Indu Tiwari has a son, Pushpinder (Nawazudin Siddique), who works abroad. An accountant who is introduced by his mother as a chartered accountant settled in Dubai.
Boys come to see Annie and she rejects them the moment they talk of moving back, not taking her abroad… Pushpinder is 36-years-old and has been going around to see girls for seven years, but his mother keeps rejecting them because of failed dahej negotiations. He’s desperate to get married, to have sex. She’s desperate for a visa in her passport…
The story of Motichoor Chaknachoor is simple but its plot is full of gentle little twists and turns that surprise, delight and take the film in unexpected directions.
The film’s main story — of a boy and a girl — is rather dull for a long time, and comes alive right at the end. Yet their story, and the film, is made exciting and entertaining and because of the mummys, daddys, bhuas, behens, mausi involved. It’s their aspirations, feelings attached to Annie and Pushpinder’s lives and choices that give the film a pulsating heart.
Motichoor Chaknachoor has a very authentic small-town vibe that it gets from the setting, the clothes everyone wears, schemes and scenes where neighbours borrow cars, and plates of samosas, kachoris, jalebis that are passed around, but mostly from the women’s voices, concerns, meltdowns. They create and manage tensions in the middle of busy domesticity, while delivering taunt-laced insults with that uniquely desi apnapan.

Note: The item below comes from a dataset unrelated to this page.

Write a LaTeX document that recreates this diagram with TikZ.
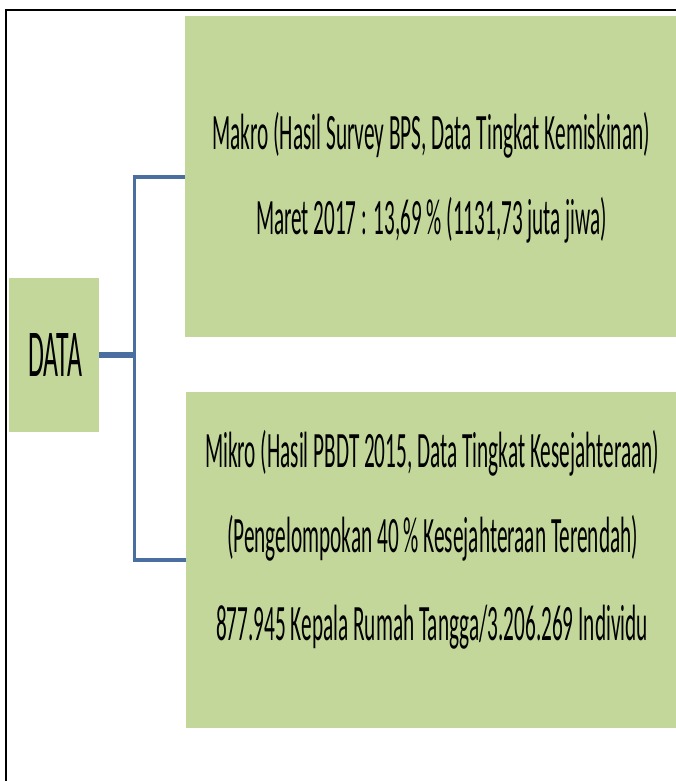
\documentclass[tikz,border=0pt]{standalone}
\usepackage{graphicx}
\usepackage{fontspec}
\setmainfont{Carlito}
\definecolor{boxgreen}{HTML}{C4D79B}
\definecolor{connblue}{HTML}{4A6EA0}
\newcommand{\fitline}[2]{\resizebox{#1pt}{\height}{#2}}
\tikzset{
  greenbox/.style={rectangle, fill=boxgreen, draw=none, inner sep=0pt},
  txt/.style={inner sep=0pt, anchor=base, font=\fontsize{51}{51}\selectfont},
  bigtxt/.style={inner sep=0pt, anchor=base, font=\fontsize{67}{67}\selectfont},
  conn/.style={draw=connblue, line width=4pt},
  spineline/.style={draw=connblue, line width=3pt},
  stubline/.style={draw=connblue, line width=6pt},
  frameline/.style={draw=black, line width=2pt}
}
\begin{document}
\begin{tikzpicture}[x=1pt,y=-1pt]
\useasboundingbox (0,0) rectangle (676,781);
% frame
\coordinate (ftr) at (680,10);
\coordinate (ftl) at (6,10);
\coordinate (fbl) at (6,785);
\draw[frameline] (ftr) -- (ftl) -- (fbl);
% boxes
\node[greenbox, minimum width=491pt, minimum height=321pt] (makro) at (430.5,176.5) {};
\node[greenbox, minimum width=490pt, minimum height=336pt] (mikro) at (431,560) {};
\node[greenbox, minimum width=90pt, minimum height=154pt] (data) at (54,355) {};
% texts
\node[bigtxt] (tdata) at (55,376) {\fitline{54}{DATA}};
\node[txt] (t1) at (431,149) {\fitline{438}{Makro (Hasil Survey BPS, Data Tingkat Kemiskinan)}};
\node[txt] (t2) at (431.5,234) {\fitline{351}{Maret 2017 : 13,69 \% (1131,73 juta jiwa)}};
\node[txt] (t3) at (432,467) {\fitline{454}{Mikro (Hasil PBDT 2015, Data Tingkat Kesejahteraan)}};
\node[txt] (t4) at (432.5,552) {\fitline{411}{(Pengelompokan 40 \% Kesejahteraan Terendah)}};
\node[txt] (t5) at (432,640) {\fitline{432}{877.945 Kepala Rumah Tangga/3.206.269 Individu}};
% connectors
\coordinate (spine) at (134,355);
\draw[stubline] (data.east) -- (spine);
\draw[spineline] (spine |- makro.west) -- (spine |- mikro.west);
\draw[conn] ([xshift=-1.5pt]spine |- makro.west) -- (makro.west);
\draw[conn] ([xshift=-1.5pt]spine |- mikro.west) -- (mikro.west);
\end{tikzpicture}
\end{document}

All the women are good, but Vibha Chibber, Navni Parihar and Karuna Pandey speak so fast and fabulous that I feel I need to watch the film again to catch stuff I missed.
In the middle of all the banter, the film shows the normalcy of demands of dahej because of its cyclic nature — brother’s dahej will be used to marry off the sister — and inserts a very poignant scene when a girl’s father, almost shamefacedly, offers money to the groom, hoping that it’ll be accepted as a favour to him.
This shame of Indian families is very nicely captured in a moving scene.
The film also usurps relations and resets power equations, like when the angry saas and bahu conspire together.
But it’s the film’s dialogues, superb and often raunchy, that stay with you. Like mausi’s advice to Annie on her suhag raat, when she calls to complain of her inability to conjure any carnal or romantic feelings — “just close your eyes and think of Burj Khalifa”. I fell off laughing.
Athiya, who made a very disturbing debut in Hero (2015), has really come into her own here. She holds on to a tough MP Hindi dialect throughout the film and despite Nawazuddin’s very apparent reluctance, tries to forge some chemistry.
For most of the film, Nawazuddin seems quite out of it, as if he decided to give the film and his role just 20 per cent.
That makes Athiya’s job harder, and yet she carries the film, succeeding in selling us this very odd, awkward pair.